DATA SUPPLIED -
━━━━━━━━
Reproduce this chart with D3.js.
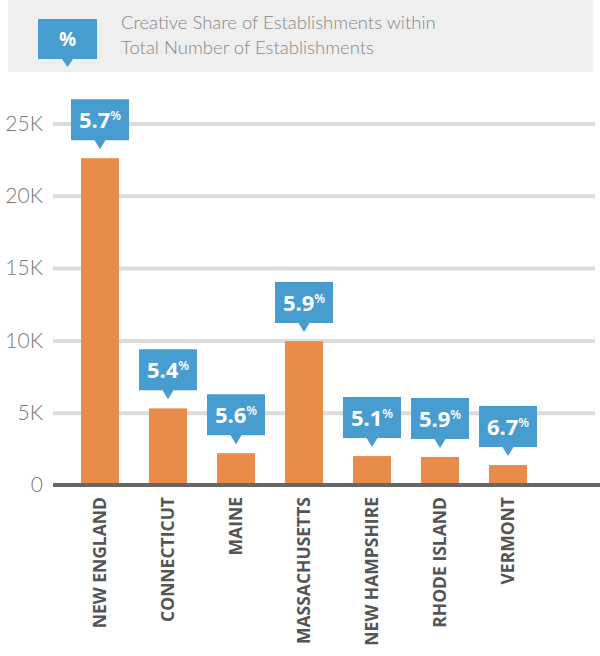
━━━━━━━━
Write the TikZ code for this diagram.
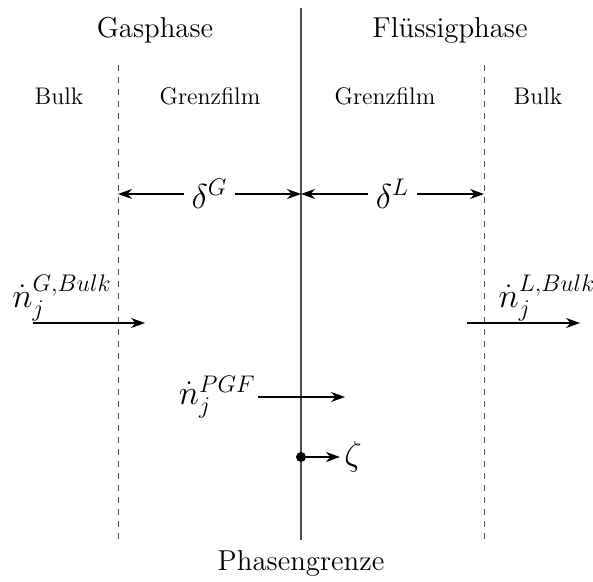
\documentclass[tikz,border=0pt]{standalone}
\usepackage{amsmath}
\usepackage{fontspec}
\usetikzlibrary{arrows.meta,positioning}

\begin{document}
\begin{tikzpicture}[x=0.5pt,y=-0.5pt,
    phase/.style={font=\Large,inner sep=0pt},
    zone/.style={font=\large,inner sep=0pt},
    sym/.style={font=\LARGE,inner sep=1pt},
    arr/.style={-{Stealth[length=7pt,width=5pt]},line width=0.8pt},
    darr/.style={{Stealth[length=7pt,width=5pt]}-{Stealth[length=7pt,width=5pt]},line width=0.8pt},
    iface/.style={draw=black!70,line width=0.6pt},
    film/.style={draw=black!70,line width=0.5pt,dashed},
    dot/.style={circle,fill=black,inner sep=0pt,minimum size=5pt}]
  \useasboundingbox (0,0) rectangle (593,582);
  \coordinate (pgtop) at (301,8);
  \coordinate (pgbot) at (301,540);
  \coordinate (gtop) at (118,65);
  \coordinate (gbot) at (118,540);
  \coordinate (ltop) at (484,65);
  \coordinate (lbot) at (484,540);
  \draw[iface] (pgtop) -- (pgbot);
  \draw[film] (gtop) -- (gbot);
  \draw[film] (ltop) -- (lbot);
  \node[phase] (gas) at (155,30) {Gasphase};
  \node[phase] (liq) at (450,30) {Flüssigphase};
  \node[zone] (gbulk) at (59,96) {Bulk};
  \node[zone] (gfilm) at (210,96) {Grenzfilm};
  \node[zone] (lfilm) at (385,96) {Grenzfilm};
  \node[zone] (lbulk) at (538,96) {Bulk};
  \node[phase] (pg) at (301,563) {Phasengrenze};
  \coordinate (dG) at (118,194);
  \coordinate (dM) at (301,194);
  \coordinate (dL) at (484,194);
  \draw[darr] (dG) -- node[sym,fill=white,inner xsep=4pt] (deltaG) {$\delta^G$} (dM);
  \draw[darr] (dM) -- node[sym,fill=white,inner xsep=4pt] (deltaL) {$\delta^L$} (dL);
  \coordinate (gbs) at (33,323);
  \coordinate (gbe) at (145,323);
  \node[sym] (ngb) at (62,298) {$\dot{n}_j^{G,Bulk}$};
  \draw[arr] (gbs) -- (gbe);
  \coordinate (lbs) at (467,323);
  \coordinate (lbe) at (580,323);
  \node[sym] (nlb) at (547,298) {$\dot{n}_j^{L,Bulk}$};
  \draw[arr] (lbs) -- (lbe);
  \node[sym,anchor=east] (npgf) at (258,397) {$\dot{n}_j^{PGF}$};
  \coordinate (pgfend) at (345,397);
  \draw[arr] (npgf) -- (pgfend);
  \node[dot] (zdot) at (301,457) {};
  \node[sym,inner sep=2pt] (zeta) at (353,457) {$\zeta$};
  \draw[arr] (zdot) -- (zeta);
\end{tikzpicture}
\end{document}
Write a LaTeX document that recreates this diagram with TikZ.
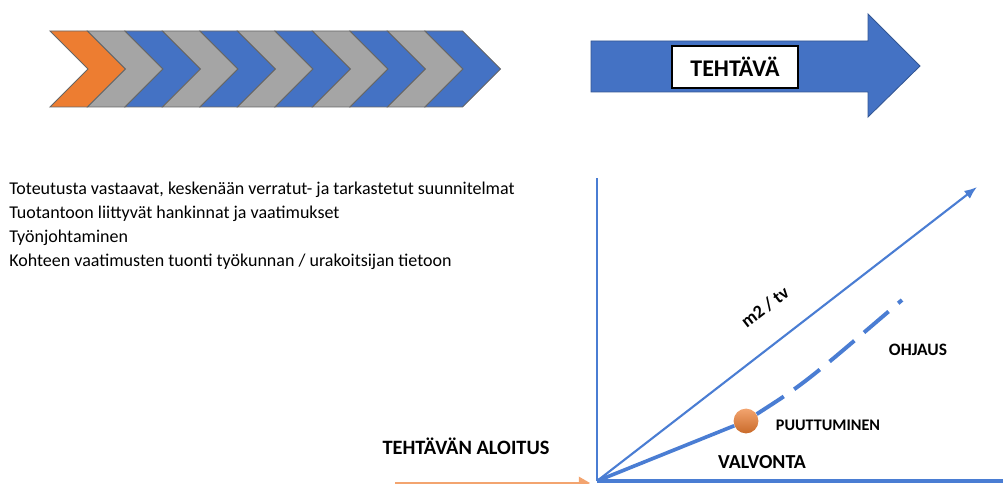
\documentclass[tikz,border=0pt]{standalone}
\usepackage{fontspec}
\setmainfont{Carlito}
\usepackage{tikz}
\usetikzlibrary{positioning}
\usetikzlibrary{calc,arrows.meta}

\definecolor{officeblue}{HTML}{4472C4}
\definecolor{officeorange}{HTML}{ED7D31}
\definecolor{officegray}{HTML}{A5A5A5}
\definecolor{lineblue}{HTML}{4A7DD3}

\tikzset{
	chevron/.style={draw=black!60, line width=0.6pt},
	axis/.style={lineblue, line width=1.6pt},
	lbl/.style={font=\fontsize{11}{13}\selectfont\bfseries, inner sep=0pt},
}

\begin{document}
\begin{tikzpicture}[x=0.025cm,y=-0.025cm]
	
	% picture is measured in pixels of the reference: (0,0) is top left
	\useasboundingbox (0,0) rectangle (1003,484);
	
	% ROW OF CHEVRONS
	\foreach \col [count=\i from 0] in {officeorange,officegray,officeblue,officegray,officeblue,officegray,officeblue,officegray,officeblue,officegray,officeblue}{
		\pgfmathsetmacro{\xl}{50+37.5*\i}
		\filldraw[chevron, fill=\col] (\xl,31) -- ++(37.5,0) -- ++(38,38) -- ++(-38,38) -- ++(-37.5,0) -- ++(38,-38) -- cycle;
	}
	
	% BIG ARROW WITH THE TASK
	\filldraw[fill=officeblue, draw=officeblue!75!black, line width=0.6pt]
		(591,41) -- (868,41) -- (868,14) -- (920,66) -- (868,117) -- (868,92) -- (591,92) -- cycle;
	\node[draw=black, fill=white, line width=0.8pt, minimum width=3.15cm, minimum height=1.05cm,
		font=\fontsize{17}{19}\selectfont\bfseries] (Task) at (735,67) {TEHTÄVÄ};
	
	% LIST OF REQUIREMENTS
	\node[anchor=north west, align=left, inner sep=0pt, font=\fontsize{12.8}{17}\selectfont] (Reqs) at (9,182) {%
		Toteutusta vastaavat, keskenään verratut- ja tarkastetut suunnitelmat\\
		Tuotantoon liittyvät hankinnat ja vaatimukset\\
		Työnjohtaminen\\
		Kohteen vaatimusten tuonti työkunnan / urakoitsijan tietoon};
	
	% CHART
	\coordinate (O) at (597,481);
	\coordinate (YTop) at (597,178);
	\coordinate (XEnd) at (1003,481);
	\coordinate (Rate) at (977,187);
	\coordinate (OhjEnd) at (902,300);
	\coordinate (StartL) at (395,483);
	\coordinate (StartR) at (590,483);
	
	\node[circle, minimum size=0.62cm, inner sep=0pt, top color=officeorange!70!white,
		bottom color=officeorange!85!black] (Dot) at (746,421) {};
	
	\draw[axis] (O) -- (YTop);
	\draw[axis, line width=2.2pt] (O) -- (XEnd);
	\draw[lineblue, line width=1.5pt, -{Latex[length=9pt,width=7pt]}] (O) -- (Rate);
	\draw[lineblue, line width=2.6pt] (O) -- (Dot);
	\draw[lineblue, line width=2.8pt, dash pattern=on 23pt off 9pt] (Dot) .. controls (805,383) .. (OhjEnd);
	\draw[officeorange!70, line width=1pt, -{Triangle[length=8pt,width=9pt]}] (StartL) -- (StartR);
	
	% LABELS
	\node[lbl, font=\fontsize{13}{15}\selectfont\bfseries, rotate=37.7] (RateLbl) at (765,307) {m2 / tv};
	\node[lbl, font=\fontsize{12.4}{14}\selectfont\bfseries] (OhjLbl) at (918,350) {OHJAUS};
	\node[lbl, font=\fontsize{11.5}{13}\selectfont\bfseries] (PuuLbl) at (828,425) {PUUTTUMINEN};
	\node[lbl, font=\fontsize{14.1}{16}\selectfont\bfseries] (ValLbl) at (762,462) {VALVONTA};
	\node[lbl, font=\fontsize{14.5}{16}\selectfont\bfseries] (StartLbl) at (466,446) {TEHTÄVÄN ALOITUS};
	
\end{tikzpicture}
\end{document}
━━━━━━━━
Look through the material above. Copy each line where the word "Write" appears.

EXERCISE RESULT -
Write the TikZ code for this diagram.
Write a LaTeX document that recreates this diagram with TikZ.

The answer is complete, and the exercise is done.